First about the file.

Every image that we see in this is made up from 3 images: a background, a foreground and a mask. So the pdf really contains not 116, but 348 images. The foreground and background are in RGB, the mask is BW (1 bit per sample).

To see why this is useful, imagine brown text on yellow page. If such a 1000x1000 sample image is saved in RGB (3 bytes per sample), it would before compression take 3,000,000 bytes. In the IA method the image is decomposed into 3 parts: a brown 1000x1000 image, a yellow 1000x1000 image, and a BW 1000x1000 mask, and each of them is compressed and saved separately in the PDF. It is the reader’s work to join them together. '0' in the mask image means the reader is to compose the final image by using the corresponding pixel of the foreground image; '1' means that the reader is to use the corresponding pixel of the background image.

This helps as the three can be compressed much better. At an extreme, you can always imagine the brown and the yellow images taking just a few bytes each: 3 bytes for recording the colour, and a few bytes more for recording the dimensions of the image. Also, our most critical data is in the mask -- that image has to be the sharpest. But that has now 1 bit samples, and not the 27 bytes we earlier had.

There are a few more details. First, the background image is saved at a lower resolution, and the reader is asked to interpolate. So a little, if insignificant, loss in quality is creeping in the IA "compression". Second, the background and the foreground images are not limited to one colour -- they can be full-fledged RGB images too. The point is that the background image will fill surrounding colour in the place where the (foreground) objects are -- those parts will not be used anyway -- and thus will have a more or less uniform colour or gradient. And similarly, the foreground image will fill the nearby colours in the place in which it will not be read. This way the compression is much better. The critical stuff is (i) identifying the foreground and background properly, (ii) filling colours in areas which will not be read so that the image can be compressed best by the compression method of choice ('JPXDecode' for the RGB images in IA files). IA’s PDF files are produced by 'LuraDocument PDF v2.28'.
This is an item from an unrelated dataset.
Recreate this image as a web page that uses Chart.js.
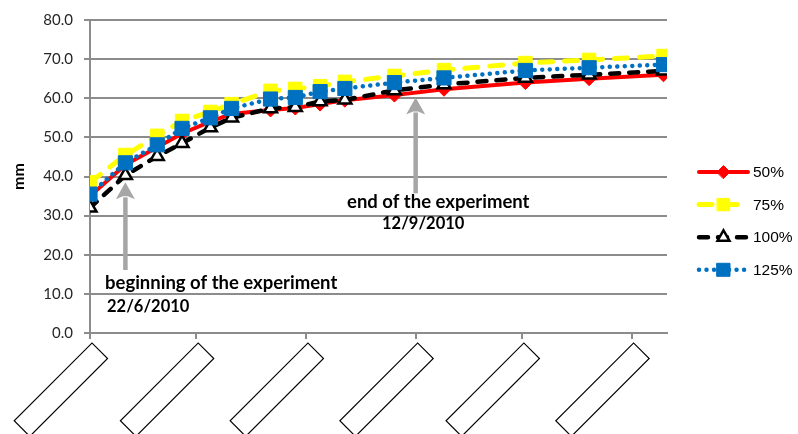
<!DOCTYPE html>
<html>
<head>
<meta charset="utf-8">
<script src="https://cdn.jsdelivr.net/npm/chart.js@4"></script>
<style>
  html, body { margin: 0; padding: 0; background: #ffffff; }
  #wrap { width: 798px; height: 434px; position: relative; }
</style>
</head>
<body>
<div id="wrap"><canvas id="chart" width="798" height="434"></canvas></div>
<script>
// Sampling days, counted from 12 June 2010
const sampleDays = [0, 10, 19, 26, 34, 40, 51, 58, 65, 72, 86, 100, 123, 141, 162];

// Measured length (mm) per irrigation level
const level50  = [35.0, 43.0, 47.5, 51.0, 54.0, 56.0, 57.0, 57.5, 58.5, 59.5, 60.8, 62.3, 64.0, 65.0, 66.0];
const level75  = [38.5, 45.5, 50.4, 54.2, 56.5, 58.5, 61.9, 62.4, 63.1, 64.2, 65.7, 67.2, 69.0, 69.8, 70.8];
const level100 = [32.0, 40.3, 45.2, 48.5, 52.5, 55.0, 57.4, 57.7, 59.2, 59.6, 62.0, 63.5, 65.2, 66.0, 67.0];
const level125 = [35.5, 43.5, 48.1, 52.3, 55.0, 57.4, 59.8, 60.2, 61.7, 62.5, 64.0, 65.2, 67.1, 67.8, 68.6];

const seriesNames = ['50%', '75%', '100%', '125%'];

// Monthly date ticks on the x axis (days from 12 June 2010)
const tickDays  = [0, 30, 61, 92, 122, 153];
const tickDates = ['12/6/2010', '12/7/2010', '12/8/2010', '12/9/2010', '12/10/2010', '12/11/2010'];

// Experiment start / end markers (days from 12 June 2010)
const startDay = 10;   // 22/6/2010
const endDay = 92;     // 12/9/2010

const yTicks = { min: 0, max: 80, step: 10 };

const GRID = '#8c8c8c';
const ARROW = '#a6a6a6';

function toPoints(values) {
  return sampleDays.map((d, i) => ({ x: d, y: values[i] }));
}

const datasets = [
  {
    label: seriesNames[0], data: toPoints(level50), order: 4,
    borderColor: '#ff0000', borderWidth: 4, borderCapStyle: 'round',
    pointStyle: 'rectRot', pointRadius: 7,
    pointBackgroundColor: '#ff0000', pointBorderColor: '#ff0000', pointBorderWidth: 1
  },
  {
    label: seriesNames[1], data: toPoints(level75), order: 3,
    borderColor: '#ffff00', borderWidth: 5, borderDash: [13, 12], borderCapStyle: 'round',
    pointStyle: 'rect', pointRadius: 9.5,
    pointBackgroundColor: '#ffff00', pointBorderColor: '#ffff00', pointBorderWidth: 1
  },
  {
    label: seriesNames[2], data: toPoints(level100), order: 2,
    borderColor: '#000000', borderWidth: 4.5, borderDash: [9, 10], borderCapStyle: 'round',
    pointStyle: 'triangle', pointRadius: 7.5,
    pointBackgroundColor: '#ffffff', pointBorderColor: '#000000', pointBorderWidth: 2.5
  },
  {
    label: seriesNames[3], data: toPoints(level125), order: 1,
    borderColor: '#0070c0', borderWidth: 4.5, borderDash: [0.01, 7.5], borderCapStyle: 'round',
    pointStyle: 'rect', pointRadius: 10,
    pointBackgroundColor: '#0070c0', pointBorderColor: '#0070c0', pointBorderWidth: 1
  }
];

function drawArrow(ctx, x, yTip, yTail) {
  const headLen = 17, headHalf = 9.5;
  ctx.save();
  ctx.strokeStyle = ARROW;
  ctx.fillStyle = ARROW;
  ctx.lineWidth = 4.5;
  ctx.beginPath();
  ctx.moveTo(x, yTail);
  ctx.lineTo(x, yTip + headLen - 2);
  ctx.stroke();
  ctx.beginPath();
  ctx.moveTo(x, yTip);
  ctx.lineTo(x + headHalf, yTip + headLen);
  ctx.lineTo(x + 2.5, yTip + headLen - 3);
  ctx.lineTo(x - 2.5, yTip + headLen - 3);
  ctx.lineTo(x - headHalf, yTip + headLen);
  ctx.closePath();
  ctx.fill();
  ctx.restore();
}

const decorations = {
  id: 'decorations',
  beforeDatasetsDraw(chart) {
    const { ctx, scales: { x, y } } = chart;
    drawArrow(ctx, x.getPixelForValue(startDay), y.getPixelForValue(38.5), y.getPixelForValue(16.1));
    drawArrow(ctx, x.getPixelForValue(endDay), y.getPixelForValue(60.2), y.getPixelForValue(35.7));
  },
  afterDraw(chart) {
    const { ctx, scales: { x } } = chart;
    ctx.save();

    // Annotation captions
    ctx.fillStyle = '#000000';
    ctx.textBaseline = 'middle';
    ctx.textAlign = 'left';
    ctx.font = 'bold 18.5px Lato';
    ctx.fillText('beginning of the experiment', 105, 283);
    ctx.fillText('end of the experiment', 347, 202);
    ctx.font = 'bold 16.5px Lato';
    ctx.fillText('22/6/2010', 107, 307);
    ctx.fillText('12/9/2010', 382, 224);

    // Date tick label frames below the x axis
    ctx.strokeStyle = '#000000';
    ctx.lineWidth = 1.2;
    tickDates.forEach((label, i) => {
      const px = x.getPixelForValue(tickDays[i]);
      ctx.save();
      ctx.translate(px + 2, 343);
      ctx.rotate(Math.PI / 4);
      ctx.strokeRect(0, 0, 22, 110);
      ctx.restore();
    });

    // Legend
    const lx0 = 699, lx1 = 748, mx = 723.5;
    chart.data.datasets.forEach((ds, i) => {
      const ly = 172 + i * 32.6;
      ctx.save();
      ctx.strokeStyle = ds.borderColor;
      ctx.lineWidth = ds.borderWidth;
      ctx.lineCap = ds.borderCapStyle || 'butt';
      ctx.setLineDash(ds.borderDash || []);
      ctx.beginPath();
      ctx.moveTo(lx0, ly);
      ctx.lineTo(lx1, ly);
      ctx.stroke();
      ctx.setLineDash([]);
      ctx.fillStyle = ds.pointBackgroundColor;
      ctx.strokeStyle = ds.pointBorderColor;
      ctx.lineWidth = ds.pointBorderWidth;
      Chart.helpers.drawPoint(ctx, {
        pointStyle: ds.pointStyle, rotation: 0,
        radius: ds.pointRadius * 0.92, borderWidth: ds.pointBorderWidth
      }, mx, ly);
      ctx.fillStyle = '#000000';
      ctx.font = '15.5px "Liberation Sans"';
      ctx.textAlign = 'left';
      ctx.textBaseline = 'middle';
      ctx.fillText(ds.label, 753, ly + 1);
      ctx.restore();
    });
    ctx.restore();
  }
};

new Chart(document.getElementById('chart'), {
  type: 'line',
  data: { datasets },
  options: {
    responsive: false,
    animation: false,
    devicePixelRatio: 1,
    layout: { padding: { top: 19, right: 131, bottom: 0, left: 0 } },
    elements: { line: { tension: 0, fill: false } },
    plugins: { legend: { display: false }, tooltip: { enabled: false } },
    scales: {
      x: {
        type: 'linear', min: 0, max: 163,
        afterBuildTicks(scale) { scale.ticks = tickDays.map(v => ({ value: v })); },
        afterFit(scale) { scale.height = 101; },
        ticks: { display: false },
        grid: { drawOnChartArea: false, drawTicks: true, tickLength: 6, color: GRID, lineWidth: 2 },
        border: { color: GRID, width: 2 }
      },
      y: {
        min: yTicks.min, max: yTicks.max,
        afterFit(scale) { scale.width = 90; },
        ticks: {
          stepSize: yTicks.step, padding: 11, color: '#262626',
          font: { family: 'Lato', size: 15 },
          callback: v => Number(v).toFixed(1)
        },
        grid: { color: GRID, lineWidth: 2, tickLength: 6 },
        border: { color: GRID, width: 2 },
        title: {
          display: true, text: 'mm', color: '#000000',
          font: { family: 'Lato', size: 16, weight: 'bold' },
          padding: { top: 9, bottom: 0 }
        }
      }
    }
  },
  plugins: [decorations]
});
</script>
</body>
</html>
The compression is pretty significant. In the attached page 2 of the Devises et Emblemes file, the three images together take 42 KB. The dimensions of the composed image, however, are 2201x3063, so RGB (3 bytes per sample) would take 19 MB! This is the size of the file you will get when you join the three together in the intended manner.

So, most likely, Kindle is refusing to do this work. Please check for the text-layer issue too. The attached orig-p.2.pdf is the p. 2 of the book. The minus-textlayer.pdf is that page minus the text layer. (Both the files are of 40 KB size.) I am assuming that your Kindle can read neither of the files.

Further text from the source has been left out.